15. Explain why dams have broad walls at the bottom.

Answer: Dams have broad walls at the bottom to withstand the higher pressure exerted
by the water at greater depths, providing stability and preventing structural failure.

16. Explain why a wide steel belt is provided over the wheels of an army tank.

Answer: A wide steel belt is provided over the wheels of an army tank to distribute the
weight of the tank over a larger area, reducing the pressure on the ground and preventing
the tank from sinking into soft terrain.

17. Describe a simple experiment to illustrate that liquid pressure increases with depth.

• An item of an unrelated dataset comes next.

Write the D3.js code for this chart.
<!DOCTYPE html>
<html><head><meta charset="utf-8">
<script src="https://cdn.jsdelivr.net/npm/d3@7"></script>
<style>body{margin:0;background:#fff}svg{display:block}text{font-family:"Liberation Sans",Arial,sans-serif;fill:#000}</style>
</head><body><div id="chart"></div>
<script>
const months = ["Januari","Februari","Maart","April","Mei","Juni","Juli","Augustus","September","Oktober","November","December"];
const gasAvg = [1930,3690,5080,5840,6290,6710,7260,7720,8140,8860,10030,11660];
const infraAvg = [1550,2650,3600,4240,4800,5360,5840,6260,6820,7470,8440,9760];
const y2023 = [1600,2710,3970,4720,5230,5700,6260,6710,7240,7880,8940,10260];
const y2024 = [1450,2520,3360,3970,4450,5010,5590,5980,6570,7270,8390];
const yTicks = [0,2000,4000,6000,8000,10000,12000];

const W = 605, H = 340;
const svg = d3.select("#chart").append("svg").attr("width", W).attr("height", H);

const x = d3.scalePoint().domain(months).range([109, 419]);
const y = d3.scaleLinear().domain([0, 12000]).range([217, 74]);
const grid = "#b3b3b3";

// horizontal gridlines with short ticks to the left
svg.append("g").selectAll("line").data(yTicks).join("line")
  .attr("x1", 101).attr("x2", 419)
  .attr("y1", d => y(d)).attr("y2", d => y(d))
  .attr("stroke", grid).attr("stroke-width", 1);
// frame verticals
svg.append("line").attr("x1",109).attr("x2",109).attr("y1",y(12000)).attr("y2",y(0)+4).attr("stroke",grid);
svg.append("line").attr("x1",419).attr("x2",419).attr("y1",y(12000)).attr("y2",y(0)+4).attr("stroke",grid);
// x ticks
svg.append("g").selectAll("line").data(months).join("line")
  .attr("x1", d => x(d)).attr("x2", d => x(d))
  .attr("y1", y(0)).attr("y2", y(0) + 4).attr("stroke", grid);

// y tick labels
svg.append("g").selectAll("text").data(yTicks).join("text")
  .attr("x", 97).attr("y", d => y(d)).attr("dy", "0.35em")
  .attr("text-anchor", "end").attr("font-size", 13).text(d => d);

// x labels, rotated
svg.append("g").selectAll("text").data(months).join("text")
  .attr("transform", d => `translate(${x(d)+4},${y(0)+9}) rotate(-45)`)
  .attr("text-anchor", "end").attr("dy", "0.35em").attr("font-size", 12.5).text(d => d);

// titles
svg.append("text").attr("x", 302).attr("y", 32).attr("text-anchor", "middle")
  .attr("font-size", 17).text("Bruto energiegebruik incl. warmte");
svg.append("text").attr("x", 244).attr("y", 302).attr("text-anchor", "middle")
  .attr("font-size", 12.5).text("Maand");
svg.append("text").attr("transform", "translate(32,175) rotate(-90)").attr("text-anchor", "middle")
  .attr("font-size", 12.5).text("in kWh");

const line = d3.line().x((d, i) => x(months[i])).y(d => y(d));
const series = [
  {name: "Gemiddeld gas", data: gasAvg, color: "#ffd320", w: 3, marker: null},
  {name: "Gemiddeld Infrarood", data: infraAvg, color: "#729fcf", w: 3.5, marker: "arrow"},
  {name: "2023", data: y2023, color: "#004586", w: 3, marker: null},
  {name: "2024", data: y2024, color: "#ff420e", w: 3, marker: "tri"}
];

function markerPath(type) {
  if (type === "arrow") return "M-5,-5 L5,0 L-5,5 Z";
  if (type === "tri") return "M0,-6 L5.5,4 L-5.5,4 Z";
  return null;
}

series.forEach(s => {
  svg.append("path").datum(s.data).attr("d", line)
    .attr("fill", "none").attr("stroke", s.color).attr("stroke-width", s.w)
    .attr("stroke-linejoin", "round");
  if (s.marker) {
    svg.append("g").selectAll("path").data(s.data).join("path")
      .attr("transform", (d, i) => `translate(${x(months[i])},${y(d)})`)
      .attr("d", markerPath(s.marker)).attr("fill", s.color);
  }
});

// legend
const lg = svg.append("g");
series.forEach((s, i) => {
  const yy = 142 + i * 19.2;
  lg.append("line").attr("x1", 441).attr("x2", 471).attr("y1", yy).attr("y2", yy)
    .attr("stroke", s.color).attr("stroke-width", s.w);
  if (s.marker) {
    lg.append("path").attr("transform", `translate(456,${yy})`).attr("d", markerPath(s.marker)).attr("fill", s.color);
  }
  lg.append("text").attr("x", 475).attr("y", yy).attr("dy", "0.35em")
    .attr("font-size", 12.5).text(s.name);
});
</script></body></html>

Answer: Take a tall container filled with water and make three holes at different heights.
Observe that water squirts out with greater force from the hole at the lowest height,
illustrating that liquid pressure increases with depth.

18. How does pressure vary with depth in a liquid? Give reason.

Answer: Pressure in a liquid increases with depth due to the weight of the liquid above
exerting a force on the layers below. This is because deeper layers have to support the
weight of all the liquid above them.

19. Explain why the wall of a dam is made broader at the base than at the top.

Answer: The wall of a dam is made broader at the base to withstand the higher pressure
exerted by the water at greater depths, ensuring structural stability and preventing failure.

20. What do you mean by atmospheric pressure? Write the numerical value of the
atmospheric pressure on the earth's surface in Pascal.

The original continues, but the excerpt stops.